The Hypergeometric Distribution

The context of a hypergeometric distribution is similar to the binomial distribution in that you are interested in only two outcomes, but the independence prerequisite for a binomial experiment is not satisfied.

In particular, a hypergeometric distribution involves a typically small population with only two types of objects in it (e.g., males and females, red marbles and black marbles, people that support President Trump and people that don't, etc...).

One then draws without replacement a random sample of size $n$ which represents a relatively large portion (i.e., more than 5%) of this population.

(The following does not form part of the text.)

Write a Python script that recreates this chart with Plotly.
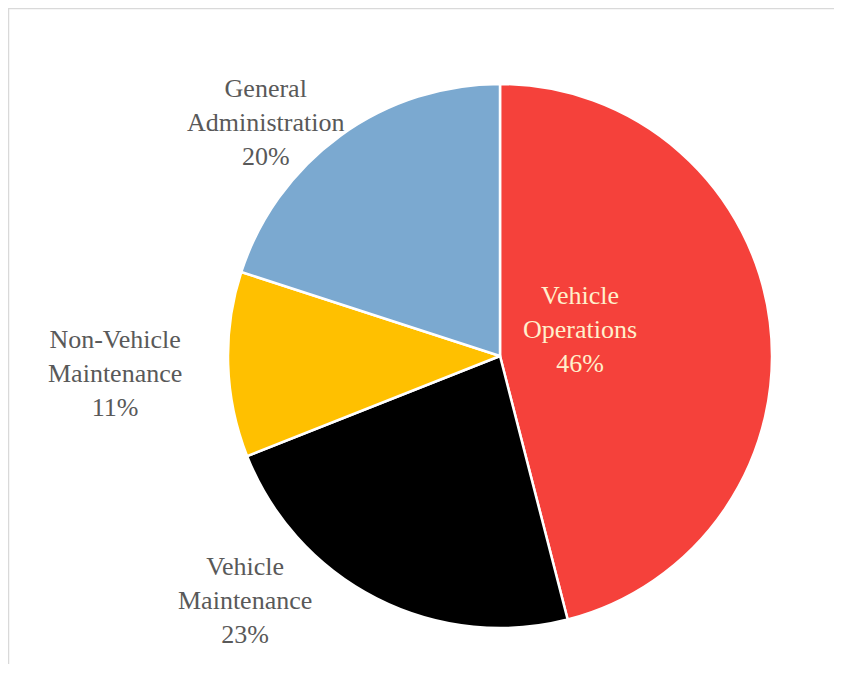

Note, this is where the independence prerequisite for a binomial experiment is not satisfied. We are drawing without replacement, so the probabilities of drawing a desired type of object (a "success") changes as more objects are removed from the population. Further, given that the sample is not small relative to the size of the population, we are assured that the changes in these probabilities are not negligable.

The probability of seeing exactly $x$ objects of one desired type is then given by

$$P(X=x) = \frac{{}_aC_x \cdot {}_bC_{n-x}}{{}_{a+b}C_{n}}$$

Assuming there were $a$ objects of the desired type and $b$ objects of the undesired type in the population.

To see this, note first that there are ${}_{a+b}C_{n}$ total ways to choose a sample of size $n$ from a group of $a+b$ objects, so this is our denominator.

Then, for the numerator, we must count how many of those samples contain exactly $X$ objects of one type (where there are $a$ objects of this type in the population and $b$ objects of the other type).

To build a representative such sample, first pick $x$ of the $a$ objects of the desired type -- which can be done in ${}_{a}C_{X}$ways.

Then, make sure the $(n-x)$ objects in the rest of the sample are chosen from the $b$ objects of the other type -- which can be done in ${}_{b}C_{n-x}$ ways.

By the fundamental counting principle, the total number of samples thus produced (and hence, the numerator for our probability) is given by the product of these two combinations.

$${}_aC_x \cdot {}_bC_{n-x}$$

This completes our argument.